■ Excerpted records
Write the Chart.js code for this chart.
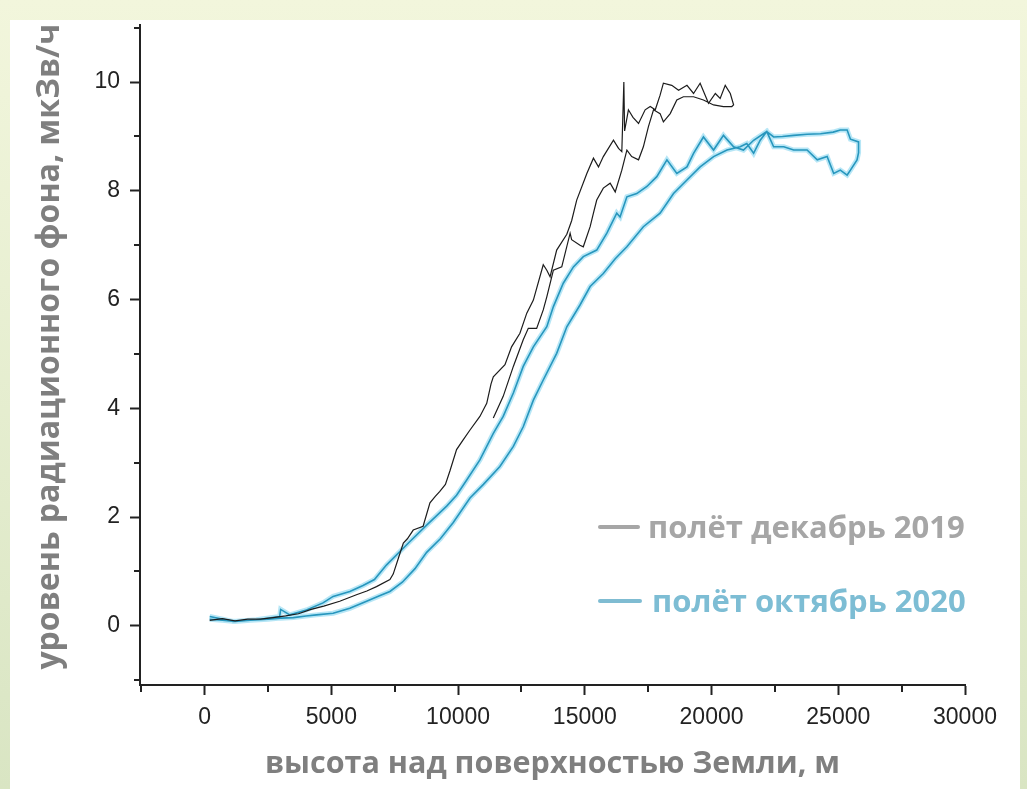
<!DOCTYPE html>
<html><head><meta charset="utf-8">
<script src="https://cdn.jsdelivr.net/npm/chart.js@4.4.0/dist/chart.umd.min.js"></script>
<style>
html,body{margin:0;padding:0;width:1027px;height:789px;overflow:hidden;}
body{background:linear-gradient(to bottom,#f2f6dc,#d9e5c3);}
#sheet{position:absolute;left:10px;top:20px;width:1010px;height:769px;background:#fff;}
#wrap{position:absolute;left:0;top:0;width:1027px;height:789px;}
.leg{position:absolute;font-family:"Open Sans",sans-serif;font-weight:700;font-size:31px;line-height:31px;white-space:nowrap;}
.sw{position:absolute;height:4px;border-radius:2px;}
</style></head><body>
<div id="sheet"></div>
<div id="wrap"><canvas id="c" width="1027" height="789"></canvas></div>
<div class="sw" style="left:598px;top:525px;width:42px;background:#a6a6a6"></div>
<div class="leg" style="left:648px;top:511px;color:#a6a6a6">полёт декабрь 2019</div>
<div class="sw" style="left:598px;top:599px;width:44px;background:#7fbcd2"></div>
<div class="leg" style="left:652px;top:585px;color:#7dbdd4">полёт октябрь 2020</div>
<script>
// Flight of December 2019 (altitude, m / dose rate, µSv/h) — ascent then descent
const dec2019Alt = [200,700,1200,1700,2200,2700,3200,3700,4200,4700,5330,5990,6400,6780,7310,7440,7650,7840,8000,8230,8620,8890,9100,9280,9500,9680,9940,10200,10470,10860,11130,11300,11390,11850,12110,12440,12710,12970,13360,13500,13630,13890,14290,14480,14680,15080,15340,15540,15730,16130,16330,16460,16540,16570,16720,16900,17120,17380,17580,17780,17970,18100,18430,18700,19030,19290,19550,19880,20150,20340,20540,20740,20870,
  20800,20470,20080,19680,19290,18890,18630,18370,18100,17970,17710,17510,17310,17120,16850,16660,16460,16200,16000,15730,15470,15340,15210,14940,14810,14480,14420,14090,13760,13500,13360,13100,12770,12570,12180,11780,11390];
const dec2019Dose = [0.10,0.13,0.09,0.12,0.12,0.15,0.18,0.22,0.30,0.36,0.45,0.57,0.64,0.72,0.85,0.95,1.25,1.52,1.60,1.76,1.83,2.26,2.38,2.47,2.60,2.85,3.24,3.42,3.60,3.85,4.09,4.45,4.58,4.80,5.13,5.38,5.75,5.99,6.64,6.54,6.42,6.91,7.20,7.45,7.83,8.32,8.60,8.44,8.63,8.93,8.78,8.72,10.0,9.10,9.49,9.35,9.24,9.49,9.55,9.49,9.76,9.98,9.94,9.85,9.94,9.79,9.98,9.61,9.79,9.70,9.94,9.79,9.58,
  9.55,9.55,9.58,9.67,9.73,9.73,9.67,9.42,9.27,9.42,9.49,9.18,8.81,8.57,8.63,8.75,8.38,7.98,8.14,8.05,7.83,7.59,7.34,6.97,7.00,7.10,7.22,6.60,6.54,6.05,5.81,5.47,5.47,5.26,4.77,4.22,3.82];
// Flight of October 2020 — ascent then descent
const oct2020Alt = [200,700,1200,1800,2500,3000,3500,4000,4410,5070,5730,6390,6900,7310,7800,8300,8760,9300,9810,10470,11000,11650,12180,12570,12970,13360,13890,14290,14810,15210,15730,16200,16660,17310,17970,18500,19030,19550,20080,20610,21130,21390,21660,21920,22180,22450,22800,23240,23770,24300,24800,25080,25350,25480,25800,25800,25740,25480,25350,25080,24820,24560,24170,23770,23240,22850,22450,22180,21660,21260,20870,20470,20080,19680,19290,19030,18630,18240,17840,17450,17050,16660,16390,16260,15870,15470,14940,14550,14150,13760,13500,12970,12570,12180,11780,11390,10860,10340,9940,9550,8760,8100,7180,6700,6250,5730,5070,4670,4020,3360,3000,2960,2040,1120,200];
const oct2020Dose = [0.12,0.10,0.08,0.10,0.12,0.14,0.15,0.18,0.20,0.23,0.32,0.45,0.55,0.63,0.80,1.05,1.35,1.60,1.90,2.35,2.60,2.93,3.30,3.66,4.15,4.52,5.01,5.50,5.90,6.24,6.48,6.75,6.97,7.34,7.59,7.95,8.20,8.44,8.63,8.75,8.81,8.87,8.69,8.93,9.09,8.99,9.00,9.02,9.04,9.05,9.08,9.12,9.12,8.95,8.90,8.70,8.57,8.38,8.29,8.38,8.32,8.63,8.57,8.75,8.75,8.81,8.81,9.09,8.93,8.75,8.81,9.02,8.75,8.99,8.69,8.44,8.32,8.57,8.26,8.08,7.95,7.89,7.52,7.59,7.22,6.91,6.79,6.60,6.30,5.87,5.50,5.13,4.77,4.28,3.85,3.54,3.05,2.68,2.40,2.20,1.85,1.55,1.12,0.85,0.74,0.63,0.54,0.42,0.29,0.20,0.30,0.17,0.11,0.08,0.17];
const xMajorTicks = [0,5000,10000,15000,20000,25000,30000];
const xMinorTicks = [-2500,2500,7500,12500,17500,22500,27500];
const yMajorTicks = [0,2,4,6,8,10];
const yMinorTicks = [-1,1,3,5,7,9,11];
const xTitle = 'высота над поверхностью Земли, м';
const yTitle = '  уровень радиационного фона, мкЗв/ч';

const zip = (a, b) => a.map((x, i) => ({x: x, y: b[i]}));
const decPts = zip(dec2019Alt, dec2019Dose);
const octPts = zip(oct2020Alt, oct2020Dose);
const allTicks = (maj, min) => maj.concat(min).sort((a, b) => a - b).map(v => ({value: v}));

const minorTicks = {
  id: 'minorTicks',
  afterDraw(chart) {
    const ctx = chart.ctx;
    const xs = chart.scales.x, ys = chart.scales.y;
    ctx.save();
    ctx.strokeStyle = '#222';
    ctx.lineWidth = 2;
    yMinorTicks.forEach(v => {
      const p = Math.round(ys.getPixelForValue(v));
      ctx.beginPath(); ctx.moveTo(ys.right - 6, p); ctx.lineTo(ys.right, p); ctx.stroke();
    });
    xMinorTicks.forEach(v => {
      const p = Math.round(xs.getPixelForValue(v));
      ctx.beginPath(); ctx.moveTo(p, xs.top); ctx.lineTo(p, xs.top + 7); ctx.stroke();
    });
    ctx.restore();
  }
};

new Chart(document.getElementById('c'), {
  type: 'scatter',
  data: {
    datasets: [
      {label: 'полёт декабрь 2019', data: decPts, showLine: true, borderColor: '#1c1c1c', borderWidth: 1.2, pointRadius: 0, tension: 0, order: 0},
      {label: 'полёт октябрь 2020', data: octPts, showLine: true, borderColor: '#2796bd', borderWidth: 1.6, pointRadius: 0, tension: 0, order: 1},
      {label: 'halo', data: octPts, showLine: true, borderColor: 'rgba(110,205,238,0.5)', borderWidth: 5, pointRadius: 0, tension: 0, order: 2}
    ]
  },
  options: {
    responsive: false,
    animation: false,
    devicePixelRatio: 1,
    layout: {padding: {left: 0, right: 62, top: 25, bottom: 0}},
    plugins: {legend: {display: false}, tooltip: {enabled: false}},
    scales: {
      x: {
        type: 'linear', min: -2550, max: 30000,
        afterFit: s => { s.height = 104; },
        afterBuildTicks: s => { s.ticks = allTicks(xMajorTicks, xMinorTicks); },
        border: {color: '#222', width: 2},
        grid: {display: true, drawOnChartArea: false, drawTicks: true, tickLength: 10, tickWidth: 2,
               tickColor: c => xMajorTicks.includes(c.tick.value) ? '#222' : 'rgba(0,0,0,0)'},
        ticks: {autoSkip: false, maxRotation: 0, minRotation: 0, padding: 9,
                color: '#222', font: {family: '"Liberation Sans", Arial, sans-serif', size: 23},
                callback: v => xMajorTicks.includes(v) ? String(v) : ''},
        title: {display: true, text: xTitle, color: '#7f7f7f',
                font: {family: '"Open Sans", sans-serif', size: 30.5, weight: 'bold', lineHeight: 1},
                padding: {top: 0, bottom: 9}}
      },
      y: {
        type: 'linear', min: -1.09, max: 11.05,
        afterFit: s => { s.width = 140; },
        afterBuildTicks: s => { s.ticks = allTicks(yMajorTicks, yMinorTicks); },
        border: {color: '#222', width: 2},
        grid: {display: true, drawOnChartArea: false, drawTicks: true, tickLength: 10, tickWidth: 2,
               tickColor: c => yMajorTicks.includes(c.tick.value) ? '#222' : 'rgba(0,0,0,0)'},
        ticks: {autoSkip: false, padding: 10,
                color: '#222', font: {family: '"Liberation Sans", Arial, sans-serif', size: 23},
                callback: v => yMajorTicks.includes(v) ? String(v) : ''},
        title: {display: true, text: yTitle, color: '#7f7f7f',
                font: {family: '"Open Sans", sans-serif', size: 32, weight: 'bold', lineHeight: 1},
                padding: {top: 34, bottom: 0}}
      }
    }
  },
  plugins: [minorTicks]
});
</script>
</body></html>
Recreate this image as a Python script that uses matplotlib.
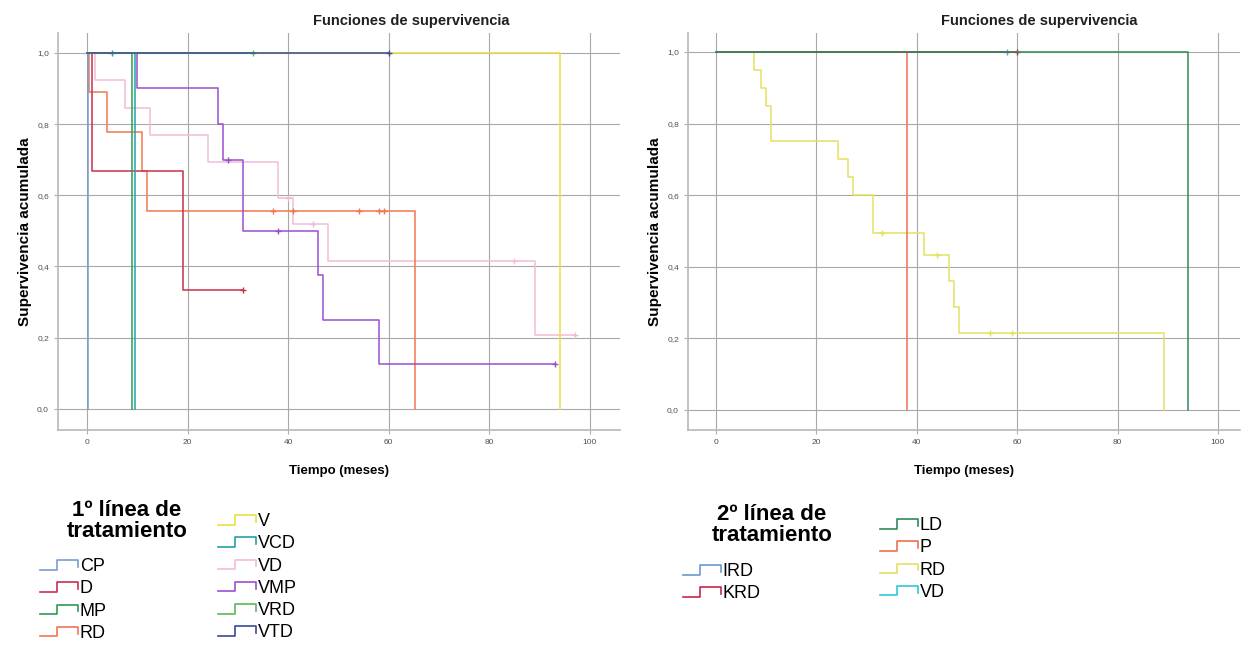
import matplotlib.pyplot as plt
import numpy as np
from matplotlib.legend_handler import HandlerBase
from matplotlib.lines import Line2D
from matplotlib.ticker import FuncFormatter

plt.rcParams["font.family"] = ["Liberation Sans", "DejaVu Sans"]

# ---- 1st line of treatment (months, cumulative survival, censored times) ----
CP_T, CP_S, CP_C = [0, 0.2], [1.0, 0.0], []
D_T, D_S, D_C = [0, 1, 19, 31], [1.0, 0.667, 0.333, 0.333], [31]
MP_T, MP_S, MP_C = [0, 9], [1.0, 0.0], []
RD_T = [0, 0.3, 4, 11, 12, 65.3]
RD_S = [1.0, 0.889, 0.778, 0.667, 0.556, 0.0]
RD_C = [37, 41, 54, 58, 59]
V_T, V_S, V_C = [0, 94], [1.0, 0.0], []
VCD_T, VCD_S, VCD_C = [0, 9.5], [1.0, 0.0], [5]
VD_T = [0, 1.5, 7.5, 12.5, 24, 38, 41, 48, 89, 97]
VD_S = [1.0, 0.923, 0.846, 0.769, 0.692, 0.593, 0.519, 0.415, 0.207, 0.207]
VD_C = [40, 45, 85, 97]
VMP_T = [0, 10, 26, 27, 31, 46, 47, 58, 93]
VMP_S = [1.0, 0.9, 0.8, 0.7, 0.5, 0.375, 0.25, 0.125, 0.125]
VMP_C = [28, 38, 93]
VRD_T, VRD_S, VRD_C = [0, 33], [1.0, 1.0], [33]
VTD_T, VTD_S, VTD_C = [0, 60], [1.0, 1.0], [60]

# ---- 2nd line of treatment ----
IRD2_T, IRD2_S, IRD2_C = [0, 58], [1.0, 1.0], [58]
KRD2_T, KRD2_S, KRD2_C = [0, 60], [1.0, 1.0], [60]
LD2_T, LD2_S, LD2_C = [0, 94], [1.0, 0.0], []
P2_T, P2_S, P2_C = [0, 38], [1.0, 0.0], []
RD2_T = [0, 7.5, 9, 10, 11, 24.2, 26.2, 27.2, 31.2, 41.4, 46.4, 47.5, 48.4, 89.3]
RD2_S = [1.0, 0.95, 0.90, 0.85, 0.75, 0.70, 0.65, 0.60, 0.494, 0.432, 0.36, 0.288, 0.216, 0.0]
RD2_C = [33, 44, 54.5, 59]
VD2_T, VD2_S, VD2_C = [0, 20], [1.0, 1.0], []

LINE1 = [
    ("CP", CP_T, CP_S, CP_C, "#7a9cd0"),
    ("D", D_T, D_S, D_C, "#c8304e"),
    ("MP", MP_T, MP_S, MP_C, "#2e9b55"),
    ("RD", RD_T, RD_S, RD_C, "#f07850"),
    ("V", V_T, V_S, V_C, "#e8e040"),
    ("VCD", VCD_T, VCD_S, VCD_C, "#22a0a8"),
    ("VD", VD_T, VD_S, VD_C, "#f2bcd8"),
    ("VMP", VMP_T, VMP_S, VMP_C, "#9a4fd0"),
    ("VRD", VRD_T, VRD_S, VRD_C, "#5cb85c"),
    ("VTD", VTD_T, VTD_S, VTD_C, "#3a4a98"),
]
LINE2 = [
    ("IRD", IRD2_T, IRD2_S, IRD2_C, "#6a9ad0"),
    ("KRD", KRD2_T, KRD2_S, KRD2_C, "#c8284c"),
    ("LD", LD2_T, LD2_S, LD2_C, "#2f8a5a"),
    ("P", P2_T, P2_S, P2_C, "#f07050"),
    ("RD", RD2_T, RD2_S, RD2_C, "#e6e060"),
    ("VD", VD2_T, VD2_S, VD2_C, "#30c8d8"),
]

W, H = 1241, 650


class StepHandler(HandlerBase):
    """Small step-shaped legend icon, SPSS style."""

    def create_artists(self, legend, orig_handle, xdescent, ydescent,
                       width, height, fontsize, trans):
        xs = np.array([0, 0.45, 0.45, 1.0, 1.0]) * width - xdescent
        ys = np.array([0.15, 0.15, 0.85, 0.85, 0.35]) * height - ydescent
        ln = Line2D(xs, ys, color=orig_handle.get_color(), lw=1.2, transform=trans)
        return [ln]


def km(ax, t, s, cens, color):
    ax.step(t, s, where="post", color=color, lw=1.1)
    if cens:
        idx = np.searchsorted(t, cens, side="right") - 1
        ax.plot(cens, np.array(s)[idx], ls="none", marker="+", ms=5,
                mew=1.0, color=color)


def style_axes(ax, xlim, ylim):
    ax.set_xlim(*xlim)
    ax.set_ylim(*ylim)
    ax.set_xticks([0, 20, 40, 60, 80, 100])
    ax.set_yticks([0.0, 0.2, 0.4, 0.6, 0.8, 1.0])
    ax.yaxis.set_major_formatter(FuncFormatter(lambda v, p: f"{v:.1f}".replace(".", ",")))
    ax.grid(True, color="#a8a8a8", lw=0.8)
    ax.set_axisbelow(True)
    for sp in ("top", "right"):
        ax.spines[sp].set_visible(False)
    for sp in ("left", "bottom"):
        ax.spines[sp].set_color("#b8b8b8")
        ax.spines[sp].set_linewidth(1.2)
    ax.tick_params(labelsize=6, colors="#b0b0b0", labelcolor="#505050", length=3)
    ax.set_xlabel("Tiempo (meses)", fontsize=9.5, fontweight="bold", labelpad=14)
    ax.set_ylabel("Supervivencia acumulada", fontsize=11, fontweight="bold", labelpad=4)


fig = plt.figure(figsize=(W / 100, H / 100), dpi=100)
ax1 = fig.add_axes([58 / W, 1 - 430 / H, (620 - 58) / W, (430 - 33) / H])
ax2 = fig.add_axes([688 / W, 1 - 430 / H, (1240 - 688) / W, (430 - 33) / H])

draw_order1 = [6, 3, 7, 1, 0, 2, 5, 4, 8, 9]
for i in draw_order1:
    name, t, s, c, col = LINE1[i]
    km(ax1, t, s, c, col)
draw_order2 = [4, 3, 0, 5, 1, 2]
for i in draw_order2:
    name, t, s, c, col = LINE2[i]
    km(ax2, t, s, c, col)

style_axes(ax1, (-5.8, 106), (-0.06, 1.056))
style_axes(ax2, (-5.6, 104.4), (-0.056, 1.053))

fig.text(411 / W, 1 - 21 / H, "Funciones de supervivencia", ha="center", va="center",
         fontsize=10.5, fontweight="bold", color="#202020")
fig.text(1039 / W, 1 - 21 / H, "Funciones de supervivencia", ha="center", va="center",
         fontsize=10.5, fontweight="bold", color="#202020")

# legend titles
fig.text(127 / W, 1 - 521 / H, "1º línea de\ntratamiento", ha="center", va="center",
         fontsize=16, fontweight="bold", linespacing=1.03)
fig.text(772 / W, 1 - 525 / H, "2º línea de\ntratamiento", ha="center", va="center",
         fontsize=16, fontweight="bold", linespacing=1.03)


def column_legend(entries, x_px, top_px):
    handles = [Line2D([], [], color=e[4]) for e in entries]
    labels = [e[0] for e in entries]
    fig.legend(handles, labels, loc="upper left",
               bbox_to_anchor=(x_px / W, 1 - top_px / H),
               frameon=False, fontsize=13, handlelength=2.1, handleheight=0.8,
               handletextpad=0.1, labelspacing=0.28, borderpad=0, borderaxespad=0,
               handler_map={Line2D: StepHandler()})


column_legend(LINE1[0:4], 40, 558)
column_legend(LINE1[4:10], 218, 513)
column_legend(LINE2[0:2], 683, 563)
column_legend(LINE2[2:6], 880, 517)

fig.savefig("out.png", dpi=100)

■ Objective
Include both the line containing "Recreate this image" and the line containing "VD2_T, VD2_S, VD2_C = [0, 20], [1.0, 1.0], []" when you write out everything between them, exactly. Leave the pictures out.

■ Result of the task
Recreate this image as a Python script that uses matplotlib.
import matplotlib.pyplot as plt
import numpy as np
from matplotlib.legend_handler import HandlerBase
from matplotlib.lines import Line2D
from matplotlib.ticker import FuncFormatter

plt.rcParams["font.family"] = ["Liberation Sans", "DejaVu Sans"]

# ---- 1st line of treatment (months, cumulative survival, censored times) ----
CP_T, CP_S, CP_C = [0, 0.2], [1.0, 0.0], []
D_T, D_S, D_C = [0, 1, 19, 31], [1.0, 0.667, 0.333, 0.333], [31]
MP_T, MP_S, MP_C = [0, 9], [1.0, 0.0], []
RD_T = [0, 0.3, 4, 11, 12, 65.3]
RD_S = [1.0, 0.889, 0.778, 0.667, 0.556, 0.0]
RD_C = [37, 41, 54, 58, 59]
V_T, V_S, V_C = [0, 94], [1.0, 0.0], []
VCD_T, VCD_S, VCD_C = [0, 9.5], [1.0, 0.0], [5]
VD_T = [0, 1.5, 7.5, 12.5, 24, 38, 41, 48, 89, 97]
VD_S = [1.0, 0.923, 0.846, 0.769, 0.692, 0.593, 0.519, 0.415, 0.207, 0.207]
VD_C = [40, 45, 85, 97]
VMP_T = [0, 10, 26, 27, 31, 46, 47, 58, 93]
VMP_S = [1.0, 0.9, 0.8, 0.7, 0.5, 0.375, 0.25, 0.125, 0.125]
VMP_C = [28, 38, 93]
VRD_T, VRD_S, VRD_C = [0, 33], [1.0, 1.0], [33]
VTD_T, VTD_S, VTD_C = [0, 60], [1.0, 1.0], [60]

# ---- 2nd line of treatment ----
IRD2_T, IRD2_S, IRD2_C = [0, 58], [1.0, 1.0], [58]
KRD2_T, KRD2_S, KRD2_C = [0, 60], [1.0, 1.0], [60]
LD2_T, LD2_S, LD2_C = [0, 94], [1.0, 0.0], []
P2_T, P2_S, P2_C = [0, 38], [1.0, 0.0], []
RD2_T = [0, 7.5, 9, 10, 11, 24.2, 26.2, 27.2, 31.2, 41.4, 46.4, 47.5, 48.4, 89.3]
RD2_S = [1.0, 0.95, 0.90, 0.85, 0.75, 0.70, 0.65, 0.60, 0.494, 0.432, 0.36, 0.288, 0.216, 0.0]
RD2_C = [33, 44, 54.5, 59]
VD2_T, VD2_S, VD2_C = [0, 20], [1.0, 1.0], []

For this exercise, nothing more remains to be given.